What is Wireless Backhaul? Imagine a human skeleton. The spine of the human skeleton is connected to the hands and feet of the body, via the limbs- the arms and legs. So, in the context of backhauling, the backhaul links in a Network are the limbs, acting as a go between; transmitting data between the core network (the spine), and the EDGE networks (the hands and feet).

A core network is the central part of a telecom network that provides various services to customers who are connected by an access network. An EDGE network (Enhanced Data rates for GSM Evolution) is a digital mobile phone technology that allows improved data transmission rates as a backward-compatible extension of GSM.

Traditionally, Backhaul networks have transmitted data between the core and EDGE through physical mediums, such as Ethernet cables, fiber, and copper wires. However, the ever-increasing demand for Internet service, and for the consistent quality of such service has resulted in providers constantly needing to upgrade their wired backhaul systems in an attempt to keep up.

However, Wired Backhauling is extraordinarily costly, takes months to install and scalability is limited in rural and densely populated areas. Wireless backhauling on the other hand, offers a lower cost of installation, simpler maintenance, and an achievable ROl within 6 months. Wireless systems are not hindered by geographical obstructions, enabling them to scale most areas and be installed anywhere. The Wireless alternative is also capable of powering terminal devices, unlike Wired Backhauling networks, which are unable to carry the electrical power needed to power them.

Contrary to popular belief, wireless services can also offer increased security for users as they encompass superior authentication and encryption techniques. They are also available to operate in non line of sight (NLOS) environments. One can also prevent the wireless signal from being interrupted by harsh weather conditions through thorough link budget analysis, to determine the appropriate antenna strength, and further improve reliability in the face of the elements.

A further advantage of wireless backhauling is that it offers a greatly increased range and reliability, up to 70km per link, exhibiting high data throughput over long distances, ensuring robust transfers. Latencies less than 3 ms are also now attainable through wireless, enhancing the quality of service, which is especially noticeable whilst streaming real time video and using IP based applications.

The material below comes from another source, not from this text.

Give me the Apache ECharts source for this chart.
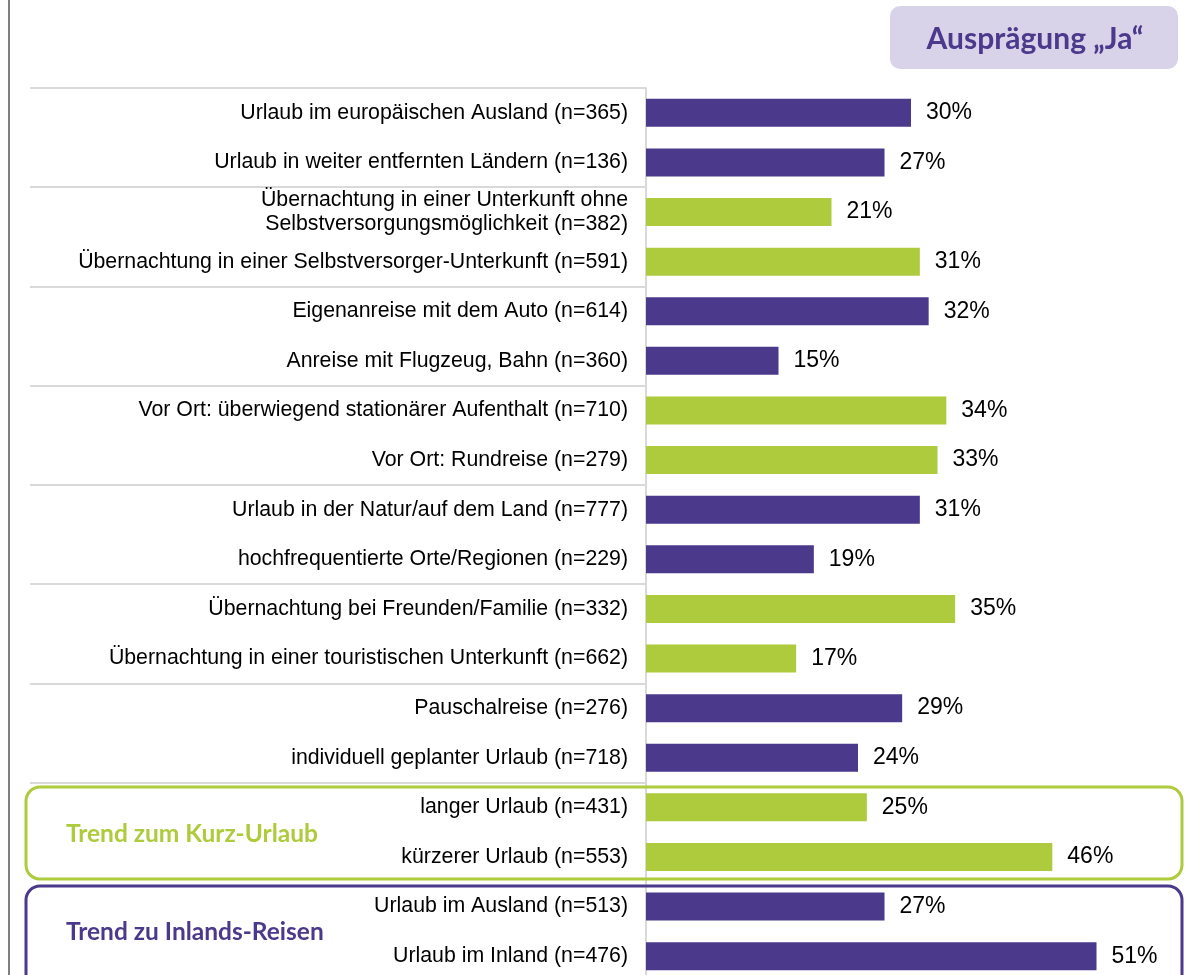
<!DOCTYPE html>
<html>
<head>
<meta charset="utf-8">
<script src="https://cdn.jsdelivr.net/npm/echarts@6/dist/echarts.min.js"></script>
<style>
  html, body { margin: 0; padding: 0; background: #fff; }
  #chart { width: 1188px; height: 975px; }
</style>
</head>
<body>
<div id="chart"></div>
<script>
var categories = [
    'Urlaub im europäischen Ausland (n=365)',
    'Urlaub in weiter entfernten Ländern (n=136)',
    'Übernachtung in einer Unterkunft ohne\nSelbstversorgungsmöglichkeit (n=382)',
    'Übernachtung in einer Selbstversorger-Unterkunft (n=591)',
    'Eigenanreise mit dem Auto (n=614)',
    'Anreise mit Flugzeug, Bahn (n=360)',
    'Vor Ort: überwiegend stationärer Aufenthalt (n=710)',
    'Vor Ort: Rundreise (n=279)',
    'Urlaub in der Natur/auf dem Land (n=777)',
    'hochfrequentierte Orte/Regionen (n=229)',
    'Übernachtung bei Freunden/Familie (n=332)',
    'Übernachtung in einer touristischen Unterkunft (n=662)',
    'Pauschalreise (n=276)',
    'individuell geplanter Urlaub (n=718)',
    'langer Urlaub (n=431)',
    'kürzerer Urlaub (n=553)',
    'Urlaub im Ausland (n=513)',
    'Urlaub im Inland (n=476)'
];
var values = [30, 27, 21, 31, 32, 15, 34, 33, 31, 19, 35, 17, 29, 24, 25, 46, 27, 51];
var headerText = 'Ausprägung „Ja“';
var groupTitles = ['Trend zum Kurz-Urlaub', 'Trend zu Inlands-Reisen'];

var PURPLE = '#4b398c';
var GREEN = '#adcb3c';
var GREY = '#d9d9d9';

var chart = echarts.init(document.getElementById('chart'));

// pairs of rows alternate purple / green
var barData = values.map(function (v, i) {
    return {
        value: v,
        itemStyle: { color: Math.floor(i / 2) % 2 === 0 ? PURPLE : GREEN }
    };
});

var option = {
    animation: false,
    grid: { left: 646, top: 88, width: 530, height: 893, outerBoundsMode: 'none' },
    xAxis: {
        type: 'value',
        min: 0,
        max: 60,
        show: false
    },
    yAxis: {
        type: 'category',
        inverse: true,
        data: categories,
        axisLine: { show: true, lineStyle: { color: GREY, width: 2 } },
        axisTick: {
            show: true,
            length: 616,
            lineStyle: { color: GREY, width: 2 },
            interval: function (i) { return i % 2 === 0 && i < 16; }
        },
        axisLabel: {
            interval: 0,
            margin: 18,
            color: '#000',
            fontFamily: 'Liberation Sans, Arial, sans-serif',
            fontSize: 21.3,
            lineHeight: 24,
            align: 'right'
        }
    },
    series: [{
        type: 'bar',
        data: barData,
        barWidth: 28,
        label: {
            show: true,
            position: 'right',
            distance: 15,
            formatter: '{c}%',
            color: '#000',
            fontFamily: 'Liberation Sans, Arial, sans-serif',
            fontSize: 23
        }
    }],
    graphic: [
        // left border
        { type: 'line', shape: { x1: 9, y1: 0, x2: 9, y2: 975 }, style: { stroke: '#7f7f7f', lineWidth: 2 } },
        // header box
        {
            type: 'rect',
            shape: { x: 890, y: 6, width: 288, height: 63, r: 10 },
            style: { fill: '#d9d3ea' }
        },
        {
            type: 'text',
            x: 1035, y: 39,
            style: {
                text: headerText,
                fill: PURPLE,
                font: 'bold 30px Lato, "Open Sans", sans-serif',
                align: 'center',
                verticalAlign: 'middle'
            }
        },
        // group boxes
        {
            type: 'rect', z: 10,
            shape: { x: 26, y: 787, width: 1156, height: 92, r: 14 },
            style: { fill: 'none', stroke: GREEN, lineWidth: 3 }
        },
        {
            type: 'rect', z: 10,
            shape: { x: 26, y: 886, width: 1156, height: 110, r: 14 },
            style: { fill: 'none', stroke: PURPLE, lineWidth: 3 }
        },
        {
            type: 'text', z: 10,
            x: 66, y: 834,
            style: {
                text: groupTitles[0],
                fill: GREEN,
                font: 'bold 24.5px Lato, "Open Sans", sans-serif',
                verticalAlign: 'middle'
            }
        },
        {
            type: 'text', z: 10,
            x: 66, y: 932,
            style: {
                text: groupTitles[1],
                fill: PURPLE,
                font: 'bold 24.5px Lato, "Open Sans", sans-serif',
                verticalAlign: 'middle'
            }
        }
    ]
};

chart.setOption(option);
</script>
</body>
</html>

Wireless systems are also able to coexist alongside wired systems, creating a “Hybrid Backhaul” scenario.

An example of wireless backhauling in action is for building-to-building connectivity. Large corporations such as universities and hospitals, which are spread across several buildings, all demand the most robust and reliable connectivity. It is not cost effective to connect these buildings through cables or fiber, especially in urban environments. Wireless Backhauling offers a much more economical and efficient alternative, and remains flexible enough to adapt and expand in response to any structural expansion.
The most reputable company to use backhauling communications is Proxim Wireless. Proxim has over 20 years experience in the exclusive market of wireless innovation. Their Tsunami series offers service second to none.

For example, the Tsunami QB-8100 Series offers 300Mbps data rates, drawing on Proxim’s proprietary Wireless Outdoor Router Protocol (WORP), an incredibly cost-effective and high performance alternative to deliver wireless performance in excess of 4G products on the market today.

Another Tsunami range product to take note of is the Tsunami MP-8100 Series. This was the industry’s first PtMP product to provide dual Gigabit Ethernet ports with PoE out, making it the first solution capable of powering IP video cameras or additional radios for even greater ease of deployment.

The cost of the transition to wireless will pay for itself within a few months, and proves to be a more reliable, maintainable and efficient option than the cumbersome wired alternatives.